Some people were right about my picture yesterday and some were not. Here's another of the same thing.
Yes it's the gap between the bascules on Tower Bridge - where both halves of the roadway meet. Well done James and or Amy . At TB they like to claim it's the most famous bridge in the world. Maybe. We paid our money and did the tour of the insides, looking at the now disused steam engines
that pumped up the hydraulic pressure to raise giant accumulator weights
to feed pressure pipes to where other hydraulic engines turned a gear wheel which engages with teeth on the bascule back end to rotate and lift the roadway. All done by electric motors now, Boooo!
Then up to the top where you can walk across the upper walkways which sadly are all boxed in behind double glazed windows that spoil the view to a large extent. Boooo!
There was though, in those top corridors a good exhibition of pictures of other fanous bridges throughout the world.
Worth seeing, but it left me feeling that wonderful though Tower Bridge is, some of the others abroad are also fantastic. Now you are going to ask me for an example, but I'm stupid and I can't remember.
Then I tried one of the cool panorame shots with the phone and got this.
Which I suppose gives you some idea of what it's like up there.
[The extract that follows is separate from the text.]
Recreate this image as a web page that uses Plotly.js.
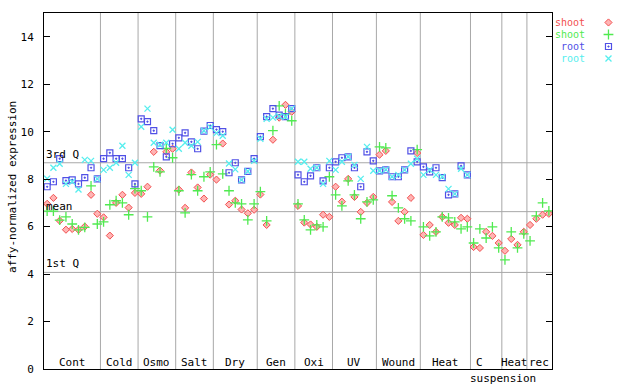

Last night Kath took her uke, and me, along to the Royal George pub, just over the road from Centre Point, where about forty other ukelele players gathered to sing and play the night away. I have to say it was brilliant. If you are not aware of the current uke craze, forget your preconceptions. They did everything from The Eagles to Queen via the Doors and plenty more besides. Both sexes, all ages, and everyone playing and singing at the top of their voices.